_Your task_.
Only the lines between the line holding "Write a web" and the line holding "const TEXT = '#595959';", both of those included, should be copied exactly; drop the pictures.

----- Provided records -----

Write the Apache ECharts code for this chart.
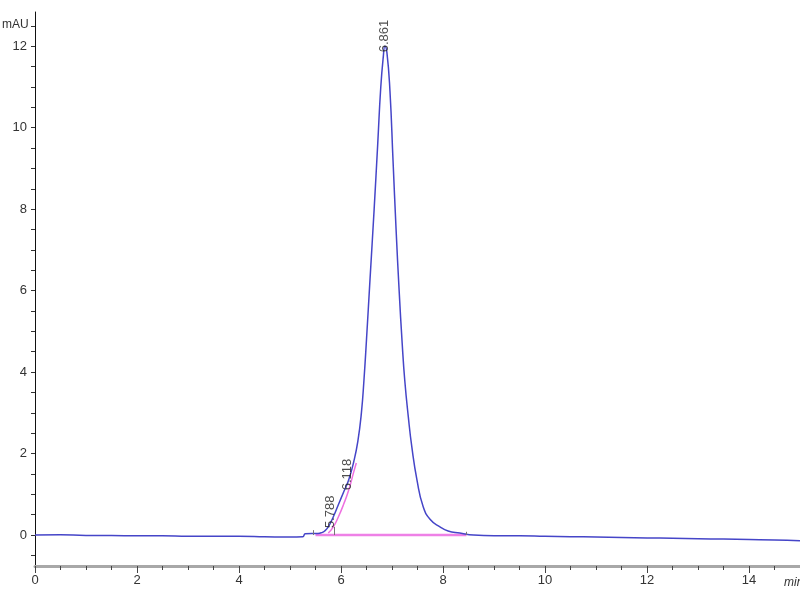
<!DOCTYPE html>
<html>
<head>
<meta charset="utf-8">
<script src="https://cdn.jsdelivr.net/npm/echarts@6/dist/echarts.min.js"></script>
<style>
html, body { margin: 0; padding: 0; background: #fff; }
#main { width: 800px; height: 600px; }
</style>
</head>
<body>
<div id="main"></div>
<script>
// chromatogram trace [min, mAU]
var traceTime = [0, 0.5, 1, 1.5, 2, 2.5, 3, 3.5, 4, 4.5, 5, 5.25, 5.3, 5.55, 5.62, 5.68, 5.75, 5.85, 5.95, 6.05, 6.15, 6.25, 6.33,
    6.4, 6.45, 6.5, 6.57, 6.65, 6.72, 6.78, 6.83, 6.86, 6.9, 6.96, 7.02, 7.08, 7.14, 7.2, 7.25, 7.32, 7.39, 7.49,
    7.61, 7.75, 7.94, 8.1, 8.33, 8.6, 9, 9.5, 10, 10.5, 11, 11.5, 12, 12.5, 13, 13.5, 14, 14.5, 15];
var traceValue = [0, 0.01, -0.01, -0.01, -0.02, -0.02, -0.03, -0.03, -0.03, -0.04, -0.05, -0.04, 0.03, 0.04, 0.06, 0.1, 0.2, 0.45, 0.75, 1.05, 1.35, 1.8, 2.3,
    3.0, 3.8, 4.8, 6.3, 8.0, 9.6, 11.0, 11.75, 12.0, 11.85, 10.9, 9.2, 7.5, 6.0, 4.7, 3.8, 2.9, 2.15, 1.35,
    0.7, 0.38, 0.2, 0.1, 0.05, 0.0, -0.02, -0.02, -0.03, -0.04, -0.05, -0.06, -0.07, -0.08, -0.09, -0.1, -0.11, -0.12, -0.14];

// integration baseline and shoulder fit (pink)
var baseTime = [5.5, 8.46];
var baseValue = [0, 0];
var fitTime = [5.75, 5.85, 5.95, 6.05, 6.15, 6.25, 6.3];
var fitValue = [0.05, 0.2, 0.45, 0.75, 1.1, 1.55, 1.77];

// peak labels
var peakTimes = [5.788, 6.118, 6.861];
var peakLabelY = [0.17, 1.1, 11.85];

// small event marks
var markTimes = [5.45, 5.87, 8.46];
var markTop = [0.12, 0.2, 0.08];

var yLabels = [0, 2, 4, 6, 8, 10, 12];
var yTicks = [-0.5, 0, 0.5, 1, 1.5, 2, 2.5, 3, 3.5, 4, 4.5, 5, 5.5, 6, 6.5, 7, 7.5, 8, 8.5, 9, 9.5, 10, 10.5, 11, 11.5, 12, 12.5];

function pairs(xs, ys) {
    return xs.map(function (x, i) { return [x, ys[i]]; });
}

var myChart = echarts.init(document.getElementById('main'));
option = {
    backgroundColor: '#fff',
    animation: false,
    textStyle: { fontFamily: 'Liberation Sans, Arial, sans-serif' },
    grid: {
        left: 35,
        right: 0,
        top: 12,
        bottom: 34
    },
    xAxis: {
        type: 'value',
        min: 0,
        max: 15,
        interval: 2,
        axisLine: { onZero: false, lineStyle: { color: '#a8a8a8', width: 3 } },
        axisTick: { length: 7, lineStyle: { color: '#444' } },
        minorTick: { show: true, splitNumber: 4, length: 4, lineStyle: { color: '#444' } },
        axisLabel: { showMaxLabel: false, color: '#333', fontSize: 13, margin: 8 },
        splitLine: { show: false }
    },
    yAxis: {
        type: 'value',
        min: -0.76,
        max: 12.84,
        axisLine: { show: true, onZero: false, lineStyle: { color: '#111', width: 1 } },
        axisTick: { show: true, customValues: yTicks, length: 4, lineStyle: { color: '#333' } },
        axisLabel: { customValues: yLabels, color: '#333', fontSize: 13, margin: 8 },
        splitLine: { show: false }
    },
    graphic: [
        { type: 'text', left: 2, top: 19, style: { text: 'mAU', fill: '#333', font: '12px Liberation Sans, Arial, sans-serif' } },
        { type: 'text', left: 784, top: 577, style: { text: 'min', fill: '#333', font: 'italic 12px Liberation Sans, Arial, sans-serif' } }
    ],
    series: [{
        name: 'baseline',
        type: 'line',
        data: pairs(baseTime, baseValue),
        showSymbol: false,
        lineStyle: { color: '#ee80e6', width: 2.5 },
        markLine: {
            symbol: 'none',
            silent: true,
            label: { show: false },
            lineStyle: { color: '#777', width: 1, type: 'solid' },
            data: markTimes.map(function (t, i) { return [{ coord: [t, 0] }, { coord: [t, markTop[i]] }]; })
        },
        z: 2
    }, {
        name: 'fit',
        type: 'line',
        data: pairs(fitTime, fitValue),
        smooth: true,
        showSymbol: false,
        lineStyle: { color: '#ee70e0', width: 1.5 },
        z: 3
    }, {
        name: 'signal',
        type: 'line',
        data: pairs(traceTime, traceValue),
        smooth: 0.5,
        showSymbol: false,
        lineStyle: { color: '#4545c8', width: 1.5 },
        z: 4
    }, {
        name: 'peaks',
        type: 'scatter',
        symbolSize: 0,
        data: pairs(peakTimes, peakLabelY),
        label: {
            show: true,
            position: 'inside',
            rotate: 90,
            align: 'left',
            verticalAlign: 'middle',
            color: '#222',
            fontSize: 13,
            formatter: function (p) { return p.value[0].toFixed(3); }
        },
        z: 5
    }]
};
myChart.setOption(option);
window.onresize = myChart.resize;
</script>
</body>
</html>
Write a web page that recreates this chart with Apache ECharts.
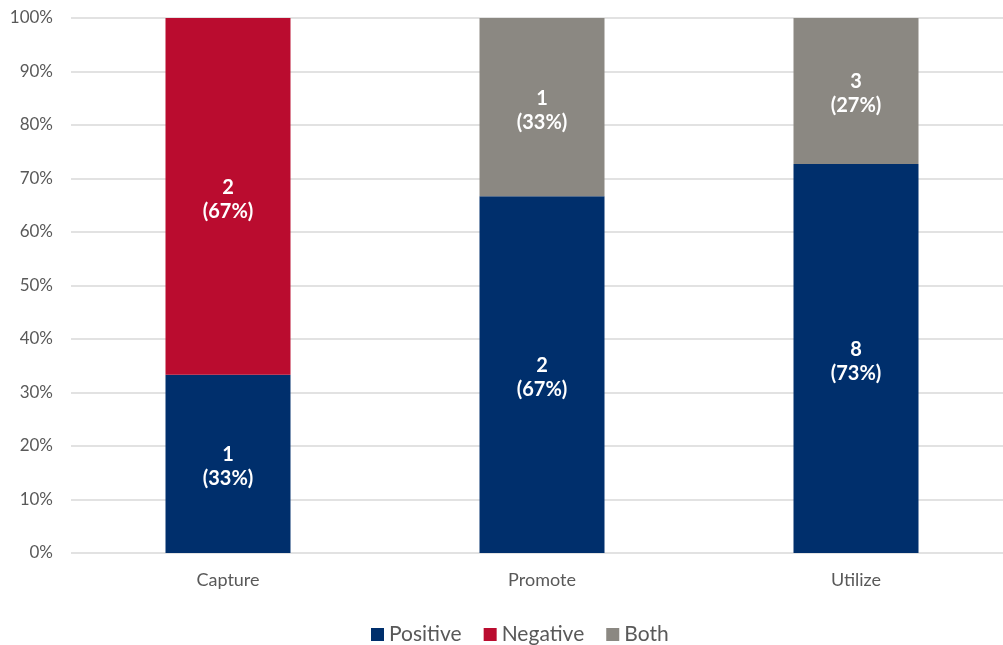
<!DOCTYPE html>
<html>
<head>
<meta charset="utf-8">
<script src="https://cdn.jsdelivr.net/npm/echarts@6/dist/echarts.min.js"></script>
<style>
  html, body { margin: 0; padding: 0; background: #fff; }
  #chart { width: 1003px; height: 645px; }
</style>
</head>
<body>
<div id="chart"></div>
<script>
// Response counts per stage
const categories = ['Capture', 'Promote', 'Utilize'];
const positiveCounts = [1, 2, 8];
const negativeCounts = [2, 0, 0];
const bothCounts = [0, 1, 3];
const yTickLabels = ['0%', '10%', '20%', '30%', '40%', '50%', '60%', '70%', '80%', '90%', '100%'];

const totals = categories.map((_, i) => positiveCounts[i] + negativeCounts[i] + bothCounts[i]);
const share = (counts) => counts.map((c, i) => ({ value: c / totals[i] * 100, count: c }));

const FONT = 'Lato, "Open Sans", sans-serif';
const TEXT = '#595959';

function makeSeries(name, counts, color) {
  return {
    name: name,
    type: 'bar',
    stack: 'total',
    barWidth: 125,
    data: share(counts),
    itemStyle: { color: color },
    label: {
      show: true,
      position: 'inside',
      offset: [0, 3],
      color: '#fff',
      fontFamily: FONT,
      fontWeight: 'bold',
      fontSize: 20,
      lineHeight: 24,
      formatter: (p) => p.data.count ? p.data.count + '\n(' + Math.round(p.data.value) + '%)' : ''
    }
  };
}

const chart = echarts.init(document.getElementById('chart'));
chart.setOption({
  animation: false,
  // plot area runs slightly past the right edge of the canvas
  grid: { left: 71, width: 942, top: 18, bottom: 92, outerBoundsMode: 'none' },
  legend: {
    top: 619,
    left: 366,
    itemWidth: 13,
    itemHeight: 13,
    itemGap: 22,
    icon: 'rect',
    textStyle: { color: TEXT, fontSize: 21, fontFamily: FONT }
  },
  xAxis: {
    type: 'category',
    data: categories,
    axisLine: { show: false },
    axisTick: { show: false },
    axisLabel: { color: TEXT, fontSize: 18, fontFamily: FONT, margin: 18 }
  },
  yAxis: {
    type: 'value',
    min: 0,
    max: 100,
    interval: 10,
    axisLine: { show: false },
    axisTick: { show: false },
    axisLabel: {
      color: TEXT, fontSize: 17, fontFamily: FONT, margin: 18,
      formatter: (v) => yTickLabels[Math.round(v / 10)]
    },
    splitLine: { lineStyle: { color: '#d9d9d9', width: 1.5 } }
  },
  series: [
    makeSeries('Positive', positiveCounts, '#002F6C'),
    makeSeries('Negative', negativeCounts, '#BA0C2F'),
    makeSeries('Both', bothCounts, '#8B8882')
  ]
});
</script>
</body>
</html>
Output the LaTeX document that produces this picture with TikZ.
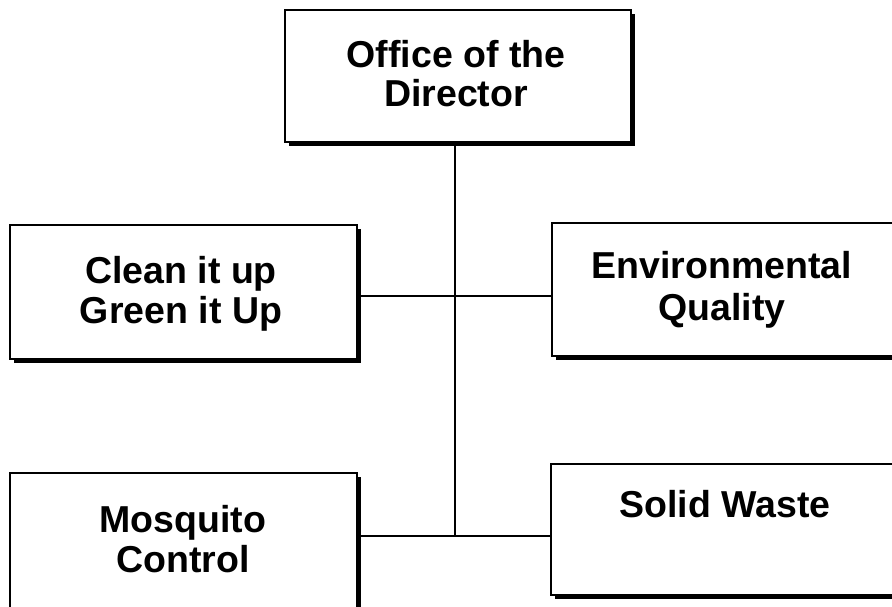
\documentclass[tikz,border=0pt]{standalone}
\usepackage{fontspec}
\setmainfont{Liberation Sans}
\usetikzlibrary{shadows}
\begin{document}
\begin{tikzpicture}[x=1pt,y=-1pt,
  unitbox/.style={draw=black, line width=1.2pt, fill=white, rectangle, inner sep=0pt,
    drop shadow={shadow xshift=4pt, shadow yshift=-4pt, fill=black, opacity=1}},
  caption/.style={anchor=base, inner sep=0pt, font=\bfseries\fontsize{37.5}{40}\selectfont},
  link/.style={draw=black, line width=1.2pt}]
  \useasboundingbox (0,0) rectangle (892,607);
  \begin{scope}
  \clip (0,0) rectangle (892,607);
  % units
  \node[unitbox, minimum width=346pt, minimum height=132pt] (dir) at (458,76) {};
  \node[unitbox, minimum width=347pt, minimum height=134pt] (clean) at (183.5,292) {};
  \node[unitbox, minimum width=346pt, minimum height=133pt] (env) at (725,289.5) {};
  \node[unitbox, minimum width=347pt, minimum height=147pt] (mos) at (183.5,546.5) {};
  \node[unitbox, minimum width=346pt, minimum height=131pt] (solid) at (724,529.5) {};
  % junctions on the trunk line
  \coordinate (j1) at (455,296);
  \coordinate (j2) at (455,536);
  \draw[link] (dir.south -| j1) -- (j2);
  \draw[link] (clean.east |- j1) -- (env.west |- j1);
  \draw[link] (mos.east |- j2) -- (solid.west |- j2);
  % labels
  \node[caption] (dir1) at (456,68) {Office of the};
  \node[caption] (dir2) at (456,107) {Director};
  \node[caption] (clean1) at (181,283) {Clean it up};
  \node[caption] (clean2) at (181,323) {Green it Up};
  \node[caption] (env1) at (722,278) {Environmental};
  \node[caption] (env2) at (722,320) {Quality};
  \node[caption] (mos1) at (183,532) {Mosquito};
  \node[caption] (mos2) at (183,572) {Control};
  \node[caption] (solid1) at (725,517) {Solid Waste};
  \end{scope}
\end{tikzpicture}
\end{document}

-----

_Response_.
Write a web page that recreates this chart with Apache ECharts.
<!DOCTYPE html>
<html>
<head>
<meta charset="utf-8">
<script src="https://cdn.jsdelivr.net/npm/echarts@6/dist/echarts.min.js"></script>
<style>
  html, body { margin: 0; padding: 0; background: #fff; }
  #chart { width: 1003px; height: 645px; }
</style>
</head>
<body>
<div id="chart"></div>
<script>
// Response counts per stage
const categories = ['Capture', 'Promote', 'Utilize'];
const positiveCounts = [1, 2, 8];
const negativeCounts = [2, 0, 0];
const bothCounts = [0, 1, 3];
const yTickLabels = ['0%', '10%', '20%', '30%', '40%', '50%', '60%', '70%', '80%', '90%', '100%'];

const totals = categories.map((_, i) => positiveCounts[i] + negativeCounts[i] + bothCounts[i]);
const share = (counts) => counts.map((c, i) => ({ value: c / totals[i] * 100, count: c }));

const FONT = 'Lato, "Open Sans", sans-serif';
const TEXT = '#595959';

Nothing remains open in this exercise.